Wednesday, March 30, 2022

NaPoWriMo 2022



                                                               NaPoWriMo 2021 Button with white background

Read all about it! 

Below is a paragraph explaining what is happening and how I will be participating:

How does it work? Simple — just write a poem every day from April 1 to April 30. If you’ll be 

posting your efforts to a blog or other internet space this year, you can submit the link using our 

“Submit Your Site” form, and your website will show up in our “Participants’ Sites” list.

Prompts are given daily at NaPoWriMo  

Here is another paragraph from the site:

As in prior years, we’ll be posting an optional daily prompt to help you get inspired, as well as 

featuring a different participant each day. This year, we’ll also be featuring a different online 

poetry magazine each day, with the hopes that you’ll be able to discover new poems and poets 

that you like, and perhaps even identify some good places to submit your own work.


Let's "poet" together!

Sunday, March 27, 2022

A Slo-Poke Sucker Memory

 




While facilitating a memoir class at the Dietert Senior Center this month I used a local poet's poem to initiate the writing process one session. The poem, "Alphabet Soup" by Anne Schneider inspired my memory of purchasing the longest lasting candy possible at the movie theater's matinee, Dysart, Iowa, in the early 1950's. 

a slo-poke sucker memory

i eat Holloway suckers

       caramel on a stick

not now but years ago

       when at the movies

on a Sunday afternoon

       while Doris and Gordon

        dance and smooch.

the caramel diminished slowly

the musical went too fast

        "Tea for Two"

        " By the Light of the Silvery Moon"


Day and McRae, my favorites, as i

couldn't lick slow enough to make

the sucker last.

all those songs, all those fantasies

i just knew would be mine ~

one ten-year-old dreamer

as the caramel evaporates.


joanconnor 03/27/2022



Sunday, March 20, 2022

Prompts for Memoir Class

 


What a delight! Enough pages have flipped on the calendar and the time is here!  It is memoir writing time at Dietert Senior Center. The class will meet for five weeks, ninety minutes each Thursday morning. That is not much time to "memoir one's life," but we can begin, share, motivate and instill inspirations with one another.

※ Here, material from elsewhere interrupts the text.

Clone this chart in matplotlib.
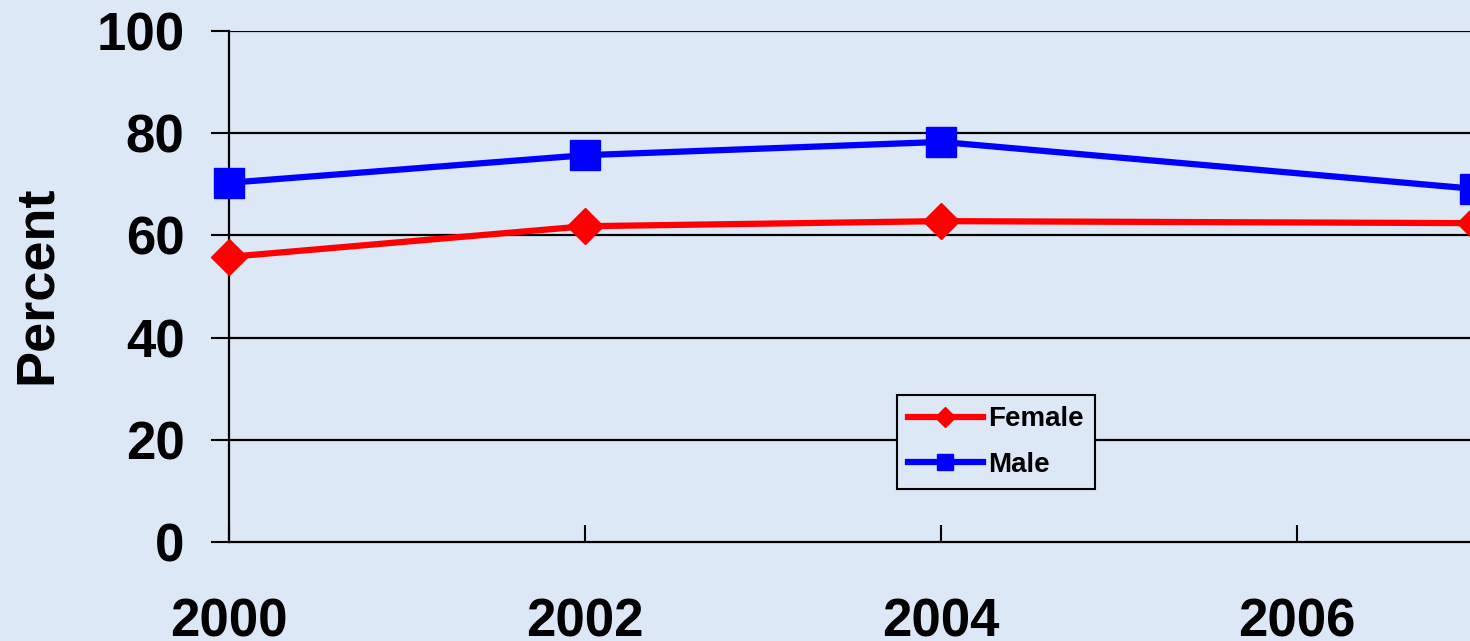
import matplotlib.pyplot as plt

# Values
years = [2000, 2002, 2004, 2007]
female = [55.8, 61.8, 62.8, 62.4]
male = [70.3, 75.7, 78.3, 69.1]
y_ticks = [0, 20, 40, 60, 80, 100]
x_ticks = [2000, 2002, 2004, 2006]

bg = "#dce8f6"
plt.rcParams["font.family"] = ["Liberation Sans", "DejaVu Sans"]
plt.rcParams["font.weight"] = "bold"

fig = plt.figure(figsize=(14.7, 6.41), dpi=100, facecolor=bg)
ax = fig.add_axes([0.1558, 0.1544, 1 - 0.1558, 0.9516 - 0.1544])
ax.set_facecolor(bg)

ax.set_xlim(2000, 2006.97)
ax.set_ylim(0, 100)

for y in y_ticks[1:]:
    ax.axhline(y, color="black", lw=1.6, zorder=1)

ax.plot(years, female, color="#ff0000", lw=4.5, marker="D", ms=18,
        label="Female", clip_on=False, zorder=3)
ax.plot(years, male, color="#0000ff", lw=4.5, marker="s", ms=21,
        label="Male", clip_on=False, zorder=3)

for side in ["top", "right"]:
    ax.spines[side].set_visible(False)
for side in ["left", "bottom"]:
    ax.spines[side].set_linewidth(1.6)
    ax.spines[side].set_zorder(2)

ax.set_yticks(y_ticks)
ax.set_xticks(x_ticks)
ax.tick_params(axis="y", direction="out", length=13, width=1.5,
               pad=19, labelsize=38)
ax.tick_params(axis="x", direction="in", length=12, width=1.5,
               pad=40, labelsize=38)

ax.set_ylabel("Percent", fontsize=39, fontweight="bold")
ax.yaxis.set_label_coords(-0.135, 0.503)

leg = ax.legend(loc="lower left", bbox_to_anchor=(0.538, 0.104),
                borderaxespad=0, fontsize=20, frameon=True, fancybox=False,
                edgecolor="black", facecolor=bg, framealpha=1,
                handlelength=2.7, handletextpad=0.2, labelspacing=0.7,
                borderpad=0.4, markerscale=0.55)
leg.get_frame().set_linewidth(1.5)
for t in leg.get_texts():
    t.set_fontweight("bold")
for h in leg.legend_handles:
    h.set_linewidth(4.5)

fig.savefig("out.png", dpi=100, facecolor=bg)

The curriculum design from Story Circle Network — Women Writers & Writing Resources that I am implementing is broad. It has good framework and then the add-ons are my design and challenge my creativity, such as the prompts below.

I begin with a chair poem as learned in Amherst Writers & Artists A home for writers & writing workshop leaders ⋆ Amherst Writers & Artists. The poem may or may not be used as a writing prompt. It may just be a "gift" to enjoy.

Then the sharing takes place, and we also share writing space incorporating the main idea of the day. For example, our first meeting centered around our ancestors, legacies they have left, memories they created with us, absences in our lives, etc.

The meeting did not have a closure to it that I would and should have implemented. I shall try to develop that facet for this next meeting. It is important, I believe, to have a meditative closure or a short inspirational thought.

Here are the three prompts I emailed the participants to encourage writing:

  1. Although my ancestor’s life experience cannot be confirmed with facts, I have come to these conclusions….           (from Rachael Freed’s Women’s Lives, Women’s Legacies)

  2. Create a list of “firsts” from your timeline, i.e., first home, first school, first friend, first kiss, first job, airplane/train/bus ride, first car, first trip alone, etc. Elaborate as you desire when a “first” grows into another story and yet another memory.

  3. Write about something that has been passed down through your family for generations, perhaps an appreciation for music, or books or a type of food. Explore the positive and negative implications of this inheritance and how it has shaped you.

As you see, you can write objectively as in (2) or weave in your opinion as in (1) or subjectively explore the environmental influence that you select in (3).

Happy Memoir Musing!

Saturday, March 5, 2022

Life Is But a Dream


Do you remember the 50's? Do you recall this doo-wop Harptone hit?

I wrote the poem below to fulfill a prompt about "dream." It was accepted and printed in Story Circle Network's quarterly journal this March 2022. You have read of my association with Story Circle before, a wonderful organization promoting women writers.

Do check out this tear-jerking rendition by the Harptones - their final performance in 2018. Willie Winfield and The Harptones - "Life is But a Dream" - Bing video

Willie passed away this past July 2021. What a voice!


Three Credos from The Harptones


1. It's what you make it

words perform acrobatics

on my google docs paper

keys in harmony

thoughts catapult

tumble to become

melodies, my melodies

resonate - 

an effort to 

be on pitch.

2. always try to give

who will benefit

from gifts i have

given, so few,

do more than 

i - do not neglect

to do good. *

3. don't ever take it

dream of less

desire less

 wants overwhelm

the need to dream be

yond parallels the possible

for others - not oneself.


* Hebrews 13:15 ESV

Italicized lyrics excerpted from

"Life is But a Dream," sung by the Harptones, 1955.